How do we study space without going there?

Most space science is done remotely using telescopes that collect electromagnetic radiation — visible light, radio waves, infrared, ultraviolet, X-rays, and gamma rays. Ground-based observatories, orbiting telescopes like the James Webb Space Telescope, and robotic probes that visit other worlds all contribute data. We also study space through cosmic rays, neutrinos, and gravitational waves detected on Earth.

What has the James Webb Space Telescope discovered?

Since beginning science operations in mid-2022, JWST has revealed galaxies forming just a few hundred million years after the Big Bang — earlier than models predicted — detailed atmospheric compositions of exoplanets, new structures in nearby galaxies, and unprecedented views of star-forming regions. Its infrared capabilities let it see through dust clouds that block visible-light telescopes.

Is there life elsewhere in the solar system?

We don't know yet, but several locations are promising. Mars may have harbored microbial life when it had liquid surface water billions of years ago. Europa (a moon of Jupiter) and Enceladus (a moon of Saturn) have subsurface oceans of liquid water that could potentially support life. Titan (Saturn's largest moon) has complex organic chemistry. No definitive evidence of extraterrestrial life has been found as of 2025.

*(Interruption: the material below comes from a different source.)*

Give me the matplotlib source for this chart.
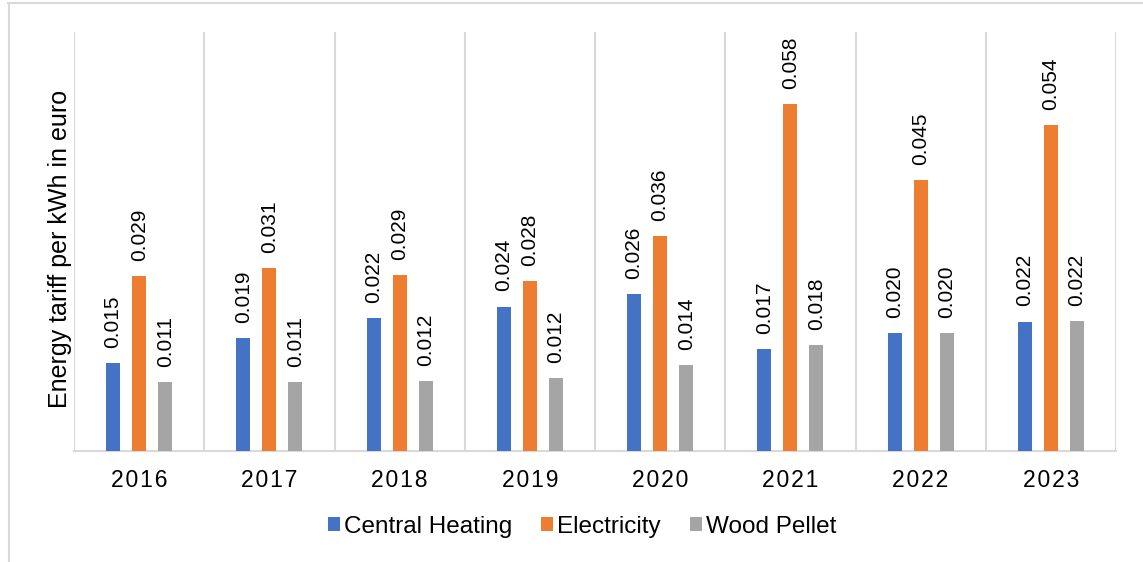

How big is the observable universe?

The observable universe has a diameter of about 93 billion light-years. This seems paradoxical since the universe is only 13.8 billion years old, but the expansion of space itself means that light from the most distant objects has traveled much farther than 13.8 billion light-years by the time it reaches us. The observable universe contains roughly 200 billion to 2 trillion galaxies.